Short problem
Below is a listing; write it out exactly and drop any images from it.

Supplied information
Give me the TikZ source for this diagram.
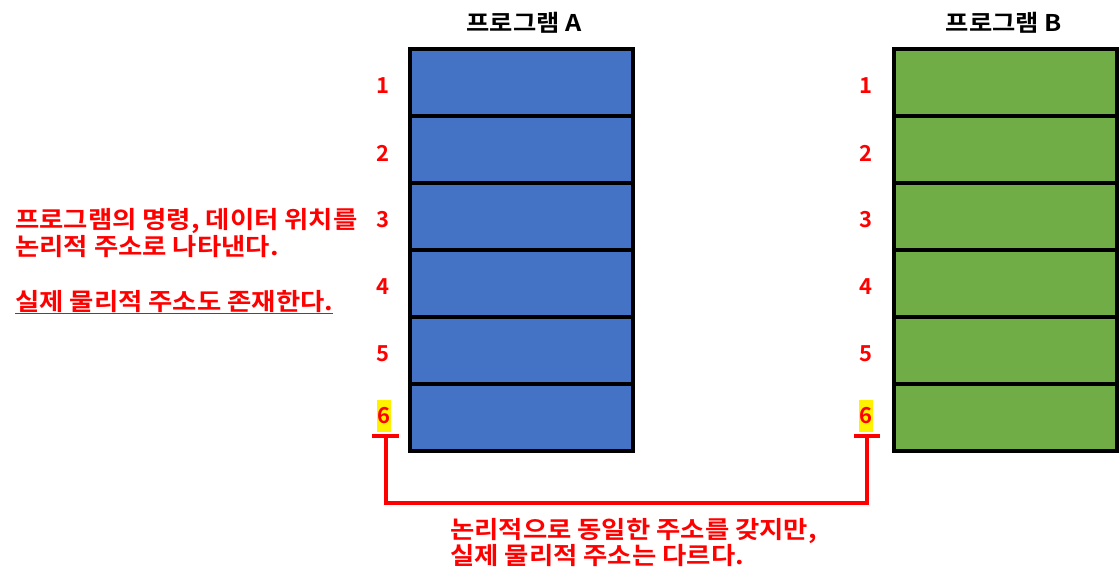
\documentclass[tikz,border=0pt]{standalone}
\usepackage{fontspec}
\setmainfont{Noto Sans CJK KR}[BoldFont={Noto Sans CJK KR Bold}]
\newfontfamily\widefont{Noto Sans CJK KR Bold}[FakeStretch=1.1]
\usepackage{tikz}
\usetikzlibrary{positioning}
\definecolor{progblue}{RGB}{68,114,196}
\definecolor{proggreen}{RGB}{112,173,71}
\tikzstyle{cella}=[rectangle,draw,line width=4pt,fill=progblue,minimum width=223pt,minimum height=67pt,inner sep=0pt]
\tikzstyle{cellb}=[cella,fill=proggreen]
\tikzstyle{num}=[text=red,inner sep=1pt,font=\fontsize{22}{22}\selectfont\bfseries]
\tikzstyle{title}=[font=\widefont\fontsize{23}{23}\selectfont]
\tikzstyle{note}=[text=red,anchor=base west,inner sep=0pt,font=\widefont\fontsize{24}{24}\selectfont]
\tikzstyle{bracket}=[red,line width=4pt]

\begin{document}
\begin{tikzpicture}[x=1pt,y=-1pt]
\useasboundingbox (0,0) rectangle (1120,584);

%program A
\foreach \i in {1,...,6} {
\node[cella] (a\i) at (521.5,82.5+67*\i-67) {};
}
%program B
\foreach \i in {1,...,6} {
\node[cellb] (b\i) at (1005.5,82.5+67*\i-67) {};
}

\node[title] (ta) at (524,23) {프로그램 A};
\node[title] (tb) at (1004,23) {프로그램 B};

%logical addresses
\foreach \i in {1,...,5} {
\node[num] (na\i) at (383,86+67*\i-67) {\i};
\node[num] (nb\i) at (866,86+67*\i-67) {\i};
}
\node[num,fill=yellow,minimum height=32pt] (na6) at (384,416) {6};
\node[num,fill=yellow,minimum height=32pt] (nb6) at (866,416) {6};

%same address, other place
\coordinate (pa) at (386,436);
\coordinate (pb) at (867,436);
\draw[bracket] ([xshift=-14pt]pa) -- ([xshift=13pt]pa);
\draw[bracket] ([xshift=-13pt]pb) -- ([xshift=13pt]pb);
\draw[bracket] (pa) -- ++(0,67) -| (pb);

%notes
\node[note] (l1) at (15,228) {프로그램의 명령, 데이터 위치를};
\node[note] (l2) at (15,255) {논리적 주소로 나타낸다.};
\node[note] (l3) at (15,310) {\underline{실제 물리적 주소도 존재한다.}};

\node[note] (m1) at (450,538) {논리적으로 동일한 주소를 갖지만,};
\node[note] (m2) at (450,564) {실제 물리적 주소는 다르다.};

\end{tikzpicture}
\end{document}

Output of the exercise
Give me the TikZ source for this diagram.
\documentclass[tikz,border=0pt]{standalone}
\usepackage{fontspec}
\setmainfont{Noto Sans CJK KR}[BoldFont={Noto Sans CJK KR Bold}]
\newfontfamily\widefont{Noto Sans CJK KR Bold}[FakeStretch=1.1]
\usepackage{tikz}
\usetikzlibrary{positioning}
\definecolor{progblue}{RGB}{68,114,196}
\definecolor{proggreen}{RGB}{112,173,71}
\tikzstyle{cella}=[rectangle,draw,line width=4pt,fill=progblue,minimum width=223pt,minimum height=67pt,inner sep=0pt]
\tikzstyle{cellb}=[cella,fill=proggreen]
\tikzstyle{num}=[text=red,inner sep=1pt,font=\fontsize{22}{22}\selectfont\bfseries]
\tikzstyle{title}=[font=\widefont\fontsize{23}{23}\selectfont]
\tikzstyle{note}=[text=red,anchor=base west,inner sep=0pt,font=\widefont\fontsize{24}{24}\selectfont]
\tikzstyle{bracket}=[red,line width=4pt]

\begin{document}
\begin{tikzpicture}[x=1pt,y=-1pt]
\useasboundingbox (0,0) rectangle (1120,584);

%program A
\foreach \i in {1,...,6} {
\node[cella] (a\i) at (521.5,82.5+67*\i-67) {};
}
%program B
\foreach \i in {1,...,6} {
\node[cellb] (b\i) at (1005.5,82.5+67*\i-67) {};
}

\node[title] (ta) at (524,23) {프로그램 A};
\node[title] (tb) at (1004,23) {프로그램 B};

%logical addresses
\foreach \i in {1,...,5} {
\node[num] (na\i) at (383,86+67*\i-67) {\i};
\node[num] (nb\i) at (866,86+67*\i-67) {\i};
}
\node[num,fill=yellow,minimum height=32pt] (na6) at (384,416) {6};
\node[num,fill=yellow,minimum height=32pt] (nb6) at (866,416) {6};

%same address, other place
\coordinate (pa) at (386,436);
\coordinate (pb) at (867,436);
\draw[bracket] ([xshift=-14pt]pa) -- ([xshift=13pt]pa);
\draw[bracket] ([xshift=-13pt]pb) -- ([xshift=13pt]pb);
\draw[bracket] (pa) -- ++(0,67) -| (pb);

%notes
\node[note] (l1) at (15,228) {프로그램의 명령, 데이터 위치를};
\node[note] (l2) at (15,255) {논리적 주소로 나타낸다.};
\node[note] (l3) at (15,310) {\underline{실제 물리적 주소도 존재한다.}};

\node[note] (m1) at (450,538) {논리적으로 동일한 주소를 갖지만,};
\node[note] (m2) at (450,564) {실제 물리적 주소는 다르다.};

\end{tikzpicture}
\end{document}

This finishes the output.